WORK TO DO: Without the pictures, extract every line from the start of the material to the line containing "YAxis, CartesianGrid, ReferenceArea", both ends included.

───

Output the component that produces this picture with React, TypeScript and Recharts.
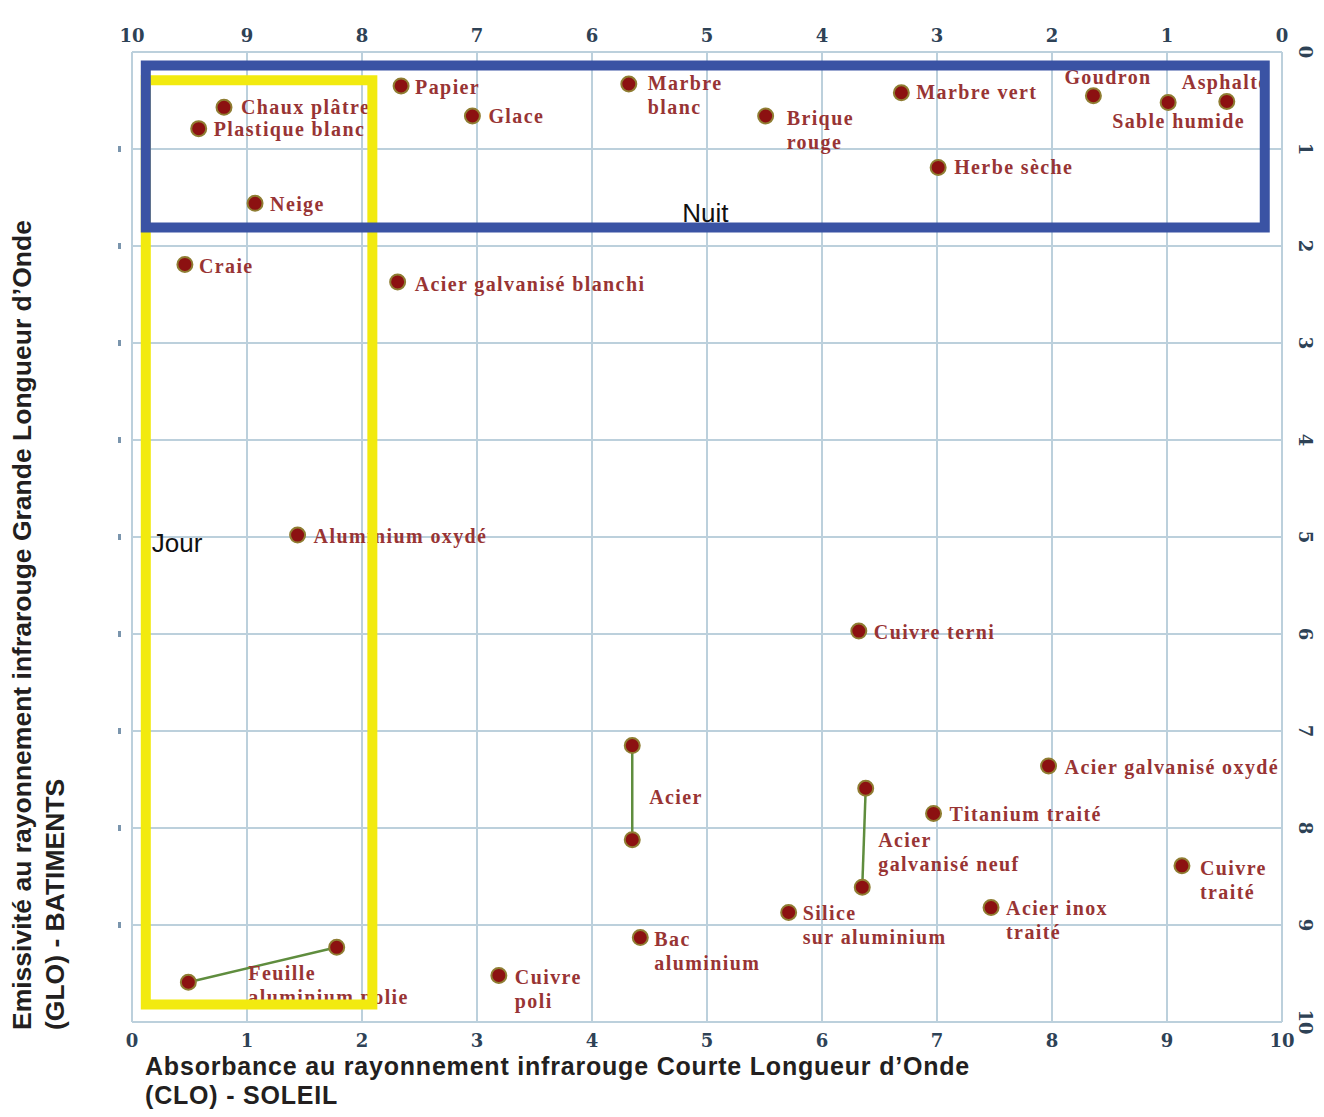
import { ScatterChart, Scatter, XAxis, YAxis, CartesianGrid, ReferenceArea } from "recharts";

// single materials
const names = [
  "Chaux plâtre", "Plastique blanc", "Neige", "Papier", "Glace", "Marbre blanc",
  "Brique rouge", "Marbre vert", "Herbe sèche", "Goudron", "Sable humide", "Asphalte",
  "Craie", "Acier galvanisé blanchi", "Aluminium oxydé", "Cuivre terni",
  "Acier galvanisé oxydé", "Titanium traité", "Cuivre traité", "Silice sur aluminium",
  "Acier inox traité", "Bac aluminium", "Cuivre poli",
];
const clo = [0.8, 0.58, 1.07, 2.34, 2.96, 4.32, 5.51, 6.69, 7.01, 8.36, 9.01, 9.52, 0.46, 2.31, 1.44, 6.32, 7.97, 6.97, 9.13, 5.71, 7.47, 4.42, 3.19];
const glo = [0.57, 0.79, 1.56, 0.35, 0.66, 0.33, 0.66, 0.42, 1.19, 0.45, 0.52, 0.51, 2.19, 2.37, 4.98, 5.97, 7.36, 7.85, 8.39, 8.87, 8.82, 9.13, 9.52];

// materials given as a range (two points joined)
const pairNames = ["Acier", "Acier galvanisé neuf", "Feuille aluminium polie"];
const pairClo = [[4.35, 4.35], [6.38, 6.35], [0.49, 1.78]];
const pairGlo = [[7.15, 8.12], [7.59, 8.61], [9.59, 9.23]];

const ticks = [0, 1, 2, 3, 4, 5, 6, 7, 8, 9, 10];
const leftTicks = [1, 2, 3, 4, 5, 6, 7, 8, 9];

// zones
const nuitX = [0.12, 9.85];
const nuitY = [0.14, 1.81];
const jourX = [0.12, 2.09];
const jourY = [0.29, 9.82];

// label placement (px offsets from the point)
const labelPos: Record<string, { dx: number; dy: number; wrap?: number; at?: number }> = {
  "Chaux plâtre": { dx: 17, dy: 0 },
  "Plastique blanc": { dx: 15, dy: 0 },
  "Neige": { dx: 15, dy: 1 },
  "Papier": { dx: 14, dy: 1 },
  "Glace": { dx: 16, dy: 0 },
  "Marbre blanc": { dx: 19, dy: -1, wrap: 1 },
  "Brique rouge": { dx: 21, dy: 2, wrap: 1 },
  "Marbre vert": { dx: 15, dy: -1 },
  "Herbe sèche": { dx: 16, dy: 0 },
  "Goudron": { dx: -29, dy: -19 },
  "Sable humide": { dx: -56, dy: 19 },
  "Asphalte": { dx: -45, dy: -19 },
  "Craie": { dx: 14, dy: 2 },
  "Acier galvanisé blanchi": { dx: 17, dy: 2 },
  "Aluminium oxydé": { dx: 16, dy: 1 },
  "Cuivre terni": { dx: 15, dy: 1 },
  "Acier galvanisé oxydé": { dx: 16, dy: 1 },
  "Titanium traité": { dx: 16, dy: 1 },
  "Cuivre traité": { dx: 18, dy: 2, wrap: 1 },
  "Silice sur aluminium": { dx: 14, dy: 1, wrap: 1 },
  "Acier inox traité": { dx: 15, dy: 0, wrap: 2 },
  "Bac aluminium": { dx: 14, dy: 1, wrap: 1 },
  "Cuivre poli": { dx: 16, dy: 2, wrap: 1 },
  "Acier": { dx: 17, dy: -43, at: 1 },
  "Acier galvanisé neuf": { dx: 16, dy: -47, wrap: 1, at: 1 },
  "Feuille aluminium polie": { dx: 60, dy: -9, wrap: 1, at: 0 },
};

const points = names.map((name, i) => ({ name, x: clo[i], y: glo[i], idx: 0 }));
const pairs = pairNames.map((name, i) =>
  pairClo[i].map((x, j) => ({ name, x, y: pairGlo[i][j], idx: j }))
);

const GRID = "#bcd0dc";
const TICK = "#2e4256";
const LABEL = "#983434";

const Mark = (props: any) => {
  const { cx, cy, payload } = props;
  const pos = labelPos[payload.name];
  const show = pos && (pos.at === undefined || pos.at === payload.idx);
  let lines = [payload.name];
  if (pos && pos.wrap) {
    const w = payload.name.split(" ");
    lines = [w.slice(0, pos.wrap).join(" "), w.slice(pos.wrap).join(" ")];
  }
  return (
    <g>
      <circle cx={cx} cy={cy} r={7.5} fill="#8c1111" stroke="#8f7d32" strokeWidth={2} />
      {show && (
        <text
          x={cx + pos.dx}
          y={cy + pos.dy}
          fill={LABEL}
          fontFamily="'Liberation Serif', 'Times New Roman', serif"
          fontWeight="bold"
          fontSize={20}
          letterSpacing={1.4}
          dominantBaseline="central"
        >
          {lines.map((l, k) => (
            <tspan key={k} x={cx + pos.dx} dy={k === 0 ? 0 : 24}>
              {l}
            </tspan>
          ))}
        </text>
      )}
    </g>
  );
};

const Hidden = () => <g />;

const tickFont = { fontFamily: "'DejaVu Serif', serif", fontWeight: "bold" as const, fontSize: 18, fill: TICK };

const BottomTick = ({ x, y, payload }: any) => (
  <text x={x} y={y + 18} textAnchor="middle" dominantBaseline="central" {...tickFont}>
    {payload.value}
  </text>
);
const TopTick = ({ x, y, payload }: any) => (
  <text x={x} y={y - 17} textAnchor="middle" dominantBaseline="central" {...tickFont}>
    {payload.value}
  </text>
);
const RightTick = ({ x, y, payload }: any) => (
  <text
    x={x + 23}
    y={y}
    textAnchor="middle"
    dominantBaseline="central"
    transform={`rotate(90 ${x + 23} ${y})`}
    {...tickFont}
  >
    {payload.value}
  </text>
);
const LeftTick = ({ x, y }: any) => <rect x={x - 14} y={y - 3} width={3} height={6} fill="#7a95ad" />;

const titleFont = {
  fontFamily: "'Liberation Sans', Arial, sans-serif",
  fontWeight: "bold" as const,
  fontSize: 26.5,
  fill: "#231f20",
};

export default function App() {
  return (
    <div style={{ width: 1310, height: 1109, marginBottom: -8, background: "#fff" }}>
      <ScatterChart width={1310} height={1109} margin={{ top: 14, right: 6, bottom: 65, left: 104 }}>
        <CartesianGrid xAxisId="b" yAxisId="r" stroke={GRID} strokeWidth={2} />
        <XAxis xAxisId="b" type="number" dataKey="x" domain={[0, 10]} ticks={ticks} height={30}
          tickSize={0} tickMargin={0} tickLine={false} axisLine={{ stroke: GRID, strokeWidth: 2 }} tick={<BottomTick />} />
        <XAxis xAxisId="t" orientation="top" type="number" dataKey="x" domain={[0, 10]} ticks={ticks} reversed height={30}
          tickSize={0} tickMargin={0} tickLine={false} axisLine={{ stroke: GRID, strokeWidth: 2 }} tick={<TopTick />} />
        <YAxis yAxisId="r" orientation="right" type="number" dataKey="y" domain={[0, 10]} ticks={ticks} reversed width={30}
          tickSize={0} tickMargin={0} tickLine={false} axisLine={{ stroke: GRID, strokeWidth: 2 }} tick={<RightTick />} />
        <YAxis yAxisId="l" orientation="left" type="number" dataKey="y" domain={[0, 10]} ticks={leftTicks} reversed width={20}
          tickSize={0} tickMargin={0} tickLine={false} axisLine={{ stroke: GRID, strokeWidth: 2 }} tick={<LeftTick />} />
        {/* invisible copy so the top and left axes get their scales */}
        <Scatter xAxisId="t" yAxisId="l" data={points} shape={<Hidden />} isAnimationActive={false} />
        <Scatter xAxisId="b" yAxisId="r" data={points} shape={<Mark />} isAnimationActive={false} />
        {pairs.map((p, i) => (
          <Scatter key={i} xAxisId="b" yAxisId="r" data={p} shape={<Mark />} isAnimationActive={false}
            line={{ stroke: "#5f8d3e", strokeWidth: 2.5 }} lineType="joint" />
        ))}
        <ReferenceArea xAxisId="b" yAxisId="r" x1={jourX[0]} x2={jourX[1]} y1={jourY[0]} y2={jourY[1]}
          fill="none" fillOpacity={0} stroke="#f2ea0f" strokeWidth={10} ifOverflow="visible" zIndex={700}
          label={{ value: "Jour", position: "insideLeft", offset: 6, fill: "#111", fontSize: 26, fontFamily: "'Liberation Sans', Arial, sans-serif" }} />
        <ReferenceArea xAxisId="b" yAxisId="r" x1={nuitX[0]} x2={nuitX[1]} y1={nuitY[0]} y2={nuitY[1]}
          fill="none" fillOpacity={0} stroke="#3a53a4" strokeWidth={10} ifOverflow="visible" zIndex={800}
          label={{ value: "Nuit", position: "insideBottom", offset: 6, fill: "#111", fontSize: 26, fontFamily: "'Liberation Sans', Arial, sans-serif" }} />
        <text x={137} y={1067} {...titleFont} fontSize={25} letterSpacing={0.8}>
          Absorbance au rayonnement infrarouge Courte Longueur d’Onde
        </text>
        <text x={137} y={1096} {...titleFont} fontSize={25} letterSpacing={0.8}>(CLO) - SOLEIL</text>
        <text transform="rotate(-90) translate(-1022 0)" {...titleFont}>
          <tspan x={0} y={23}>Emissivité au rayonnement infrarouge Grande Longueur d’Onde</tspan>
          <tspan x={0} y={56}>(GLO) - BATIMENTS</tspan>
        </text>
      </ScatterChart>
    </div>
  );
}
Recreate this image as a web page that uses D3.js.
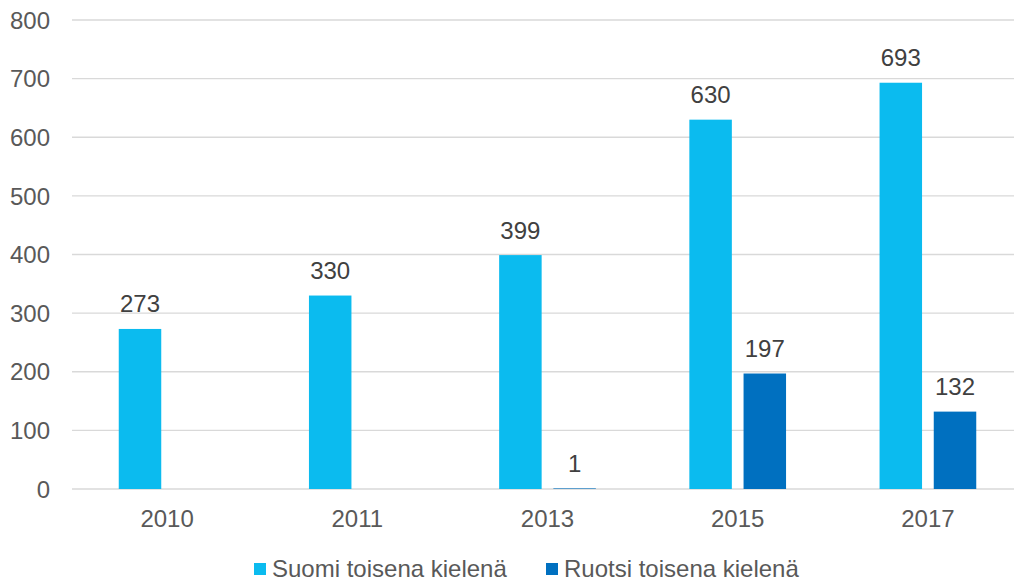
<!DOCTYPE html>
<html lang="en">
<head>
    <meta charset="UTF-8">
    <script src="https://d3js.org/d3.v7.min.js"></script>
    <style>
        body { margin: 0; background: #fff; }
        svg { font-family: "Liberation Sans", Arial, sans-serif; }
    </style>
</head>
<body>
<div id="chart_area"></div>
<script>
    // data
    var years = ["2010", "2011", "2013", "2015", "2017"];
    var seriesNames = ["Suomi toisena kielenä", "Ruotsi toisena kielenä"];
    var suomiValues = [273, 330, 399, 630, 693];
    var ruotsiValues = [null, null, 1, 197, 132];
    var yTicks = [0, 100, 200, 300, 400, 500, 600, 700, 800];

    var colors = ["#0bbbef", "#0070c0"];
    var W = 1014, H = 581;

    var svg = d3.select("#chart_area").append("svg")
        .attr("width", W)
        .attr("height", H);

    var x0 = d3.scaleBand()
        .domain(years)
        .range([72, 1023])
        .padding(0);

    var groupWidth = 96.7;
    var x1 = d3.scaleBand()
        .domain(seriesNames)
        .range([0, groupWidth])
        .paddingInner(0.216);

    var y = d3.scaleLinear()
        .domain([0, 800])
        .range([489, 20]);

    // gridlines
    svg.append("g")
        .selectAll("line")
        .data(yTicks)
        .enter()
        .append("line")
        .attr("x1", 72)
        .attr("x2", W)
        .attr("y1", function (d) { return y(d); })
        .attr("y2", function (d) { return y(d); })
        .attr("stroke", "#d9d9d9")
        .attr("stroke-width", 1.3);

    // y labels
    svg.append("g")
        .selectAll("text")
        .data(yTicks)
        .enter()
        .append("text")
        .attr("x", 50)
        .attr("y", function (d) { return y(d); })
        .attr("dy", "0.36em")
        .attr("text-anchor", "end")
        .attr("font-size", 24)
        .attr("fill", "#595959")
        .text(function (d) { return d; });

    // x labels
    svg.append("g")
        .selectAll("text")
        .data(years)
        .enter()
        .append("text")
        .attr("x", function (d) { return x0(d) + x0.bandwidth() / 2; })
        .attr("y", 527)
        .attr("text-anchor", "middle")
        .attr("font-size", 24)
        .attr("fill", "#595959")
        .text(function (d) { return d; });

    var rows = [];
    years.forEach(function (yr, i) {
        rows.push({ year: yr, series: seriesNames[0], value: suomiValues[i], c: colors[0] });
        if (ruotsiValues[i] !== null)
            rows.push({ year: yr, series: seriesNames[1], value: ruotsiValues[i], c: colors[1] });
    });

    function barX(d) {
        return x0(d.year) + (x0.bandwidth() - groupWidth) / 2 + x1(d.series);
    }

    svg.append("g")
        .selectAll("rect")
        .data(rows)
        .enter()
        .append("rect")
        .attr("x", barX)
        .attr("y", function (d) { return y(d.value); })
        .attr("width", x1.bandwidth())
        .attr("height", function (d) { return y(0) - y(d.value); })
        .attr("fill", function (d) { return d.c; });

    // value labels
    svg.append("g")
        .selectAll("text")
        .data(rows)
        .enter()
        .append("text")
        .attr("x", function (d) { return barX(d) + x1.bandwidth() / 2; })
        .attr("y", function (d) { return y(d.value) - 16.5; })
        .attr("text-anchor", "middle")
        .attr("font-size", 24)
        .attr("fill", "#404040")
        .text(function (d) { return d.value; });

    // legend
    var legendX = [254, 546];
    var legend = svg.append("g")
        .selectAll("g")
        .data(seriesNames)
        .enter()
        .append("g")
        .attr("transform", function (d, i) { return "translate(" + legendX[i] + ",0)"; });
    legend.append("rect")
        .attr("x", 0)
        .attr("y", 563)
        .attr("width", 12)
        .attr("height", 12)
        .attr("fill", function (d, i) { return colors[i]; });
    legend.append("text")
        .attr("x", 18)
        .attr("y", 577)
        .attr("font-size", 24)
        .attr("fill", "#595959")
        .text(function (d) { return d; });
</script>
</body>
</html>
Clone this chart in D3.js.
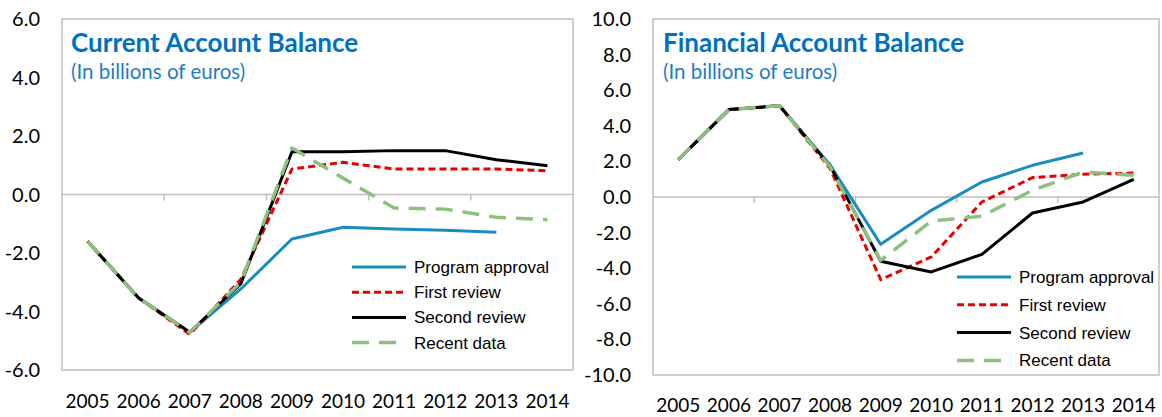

───

RESPONSE TO THIS TASK:
Output the component that produces this picture with React, TypeScript and Recharts.
import { ScatterChart, Scatter, XAxis, YAxis, CartesianGrid, ReferenceArea } from "recharts";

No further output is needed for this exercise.